**TASK DIRECTIONS:** Return, unaltered, every line from the beginning of the material below up to and including the one with "1.6, 1.8, 2.0]".

>> Begin MATERIAL

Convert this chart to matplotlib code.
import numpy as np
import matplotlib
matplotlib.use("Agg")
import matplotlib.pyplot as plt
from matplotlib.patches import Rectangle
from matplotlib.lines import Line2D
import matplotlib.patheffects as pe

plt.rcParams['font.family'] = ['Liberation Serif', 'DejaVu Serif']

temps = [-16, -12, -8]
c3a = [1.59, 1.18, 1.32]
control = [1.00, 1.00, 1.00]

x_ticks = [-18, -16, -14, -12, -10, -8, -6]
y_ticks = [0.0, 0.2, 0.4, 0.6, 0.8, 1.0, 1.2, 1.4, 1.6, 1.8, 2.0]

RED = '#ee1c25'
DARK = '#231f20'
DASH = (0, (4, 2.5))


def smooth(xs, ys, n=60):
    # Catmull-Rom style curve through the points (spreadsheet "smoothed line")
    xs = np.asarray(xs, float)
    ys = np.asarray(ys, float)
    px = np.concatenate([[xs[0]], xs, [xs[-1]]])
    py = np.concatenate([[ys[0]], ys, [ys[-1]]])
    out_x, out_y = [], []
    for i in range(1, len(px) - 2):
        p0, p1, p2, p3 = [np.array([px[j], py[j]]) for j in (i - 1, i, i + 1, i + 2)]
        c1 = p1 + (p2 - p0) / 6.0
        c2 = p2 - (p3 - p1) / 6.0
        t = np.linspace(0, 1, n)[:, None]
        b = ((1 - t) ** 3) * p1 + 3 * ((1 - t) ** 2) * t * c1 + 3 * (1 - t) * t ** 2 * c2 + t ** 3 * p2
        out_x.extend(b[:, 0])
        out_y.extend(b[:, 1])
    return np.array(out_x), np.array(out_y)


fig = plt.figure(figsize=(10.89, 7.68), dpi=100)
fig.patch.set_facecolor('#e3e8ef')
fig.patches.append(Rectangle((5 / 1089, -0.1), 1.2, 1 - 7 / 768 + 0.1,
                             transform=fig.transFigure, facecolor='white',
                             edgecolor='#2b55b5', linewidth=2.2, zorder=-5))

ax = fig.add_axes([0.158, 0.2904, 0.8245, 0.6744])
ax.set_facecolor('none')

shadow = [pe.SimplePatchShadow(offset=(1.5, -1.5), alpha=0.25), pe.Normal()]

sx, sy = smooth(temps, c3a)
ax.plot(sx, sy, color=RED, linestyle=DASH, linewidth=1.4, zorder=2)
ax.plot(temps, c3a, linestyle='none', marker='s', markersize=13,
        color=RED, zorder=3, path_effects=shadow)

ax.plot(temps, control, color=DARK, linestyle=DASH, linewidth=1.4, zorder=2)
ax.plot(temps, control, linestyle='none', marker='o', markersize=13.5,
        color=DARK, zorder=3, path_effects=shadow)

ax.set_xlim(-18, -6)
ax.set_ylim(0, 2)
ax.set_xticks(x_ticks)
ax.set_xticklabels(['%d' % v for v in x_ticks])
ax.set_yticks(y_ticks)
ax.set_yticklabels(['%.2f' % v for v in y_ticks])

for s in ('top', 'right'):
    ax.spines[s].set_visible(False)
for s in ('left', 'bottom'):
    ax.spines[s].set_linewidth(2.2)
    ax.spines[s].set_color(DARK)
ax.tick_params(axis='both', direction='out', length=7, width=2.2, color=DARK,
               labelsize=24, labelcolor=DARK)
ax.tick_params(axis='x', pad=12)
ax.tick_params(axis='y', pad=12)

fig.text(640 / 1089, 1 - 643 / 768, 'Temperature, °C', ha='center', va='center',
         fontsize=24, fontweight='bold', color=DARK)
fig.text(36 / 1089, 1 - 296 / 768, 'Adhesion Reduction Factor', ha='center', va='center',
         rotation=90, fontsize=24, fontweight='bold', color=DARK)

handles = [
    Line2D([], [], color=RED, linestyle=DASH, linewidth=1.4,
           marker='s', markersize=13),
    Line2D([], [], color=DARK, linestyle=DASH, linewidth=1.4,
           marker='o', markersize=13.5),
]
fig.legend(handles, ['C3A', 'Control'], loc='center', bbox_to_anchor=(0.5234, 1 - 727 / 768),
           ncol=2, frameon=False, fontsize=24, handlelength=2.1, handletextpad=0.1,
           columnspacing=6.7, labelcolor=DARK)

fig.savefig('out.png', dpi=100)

>> End MATERIAL

**RESPONSE TO THIS TASK:**
Convert this chart to matplotlib code.
import numpy as np
import matplotlib
matplotlib.use("Agg")
import matplotlib.pyplot as plt
from matplotlib.patches import Rectangle
from matplotlib.lines import Line2D
import matplotlib.patheffects as pe

plt.rcParams['font.family'] = ['Liberation Serif', 'DejaVu Serif']

temps = [-16, -12, -8]
c3a = [1.59, 1.18, 1.32]
control = [1.00, 1.00, 1.00]

x_ticks = [-18, -16, -14, -12, -10, -8, -6]
y_ticks = [0.0, 0.2, 0.4, 0.6, 0.8, 1.0, 1.2, 1.4, 1.6, 1.8, 2.0]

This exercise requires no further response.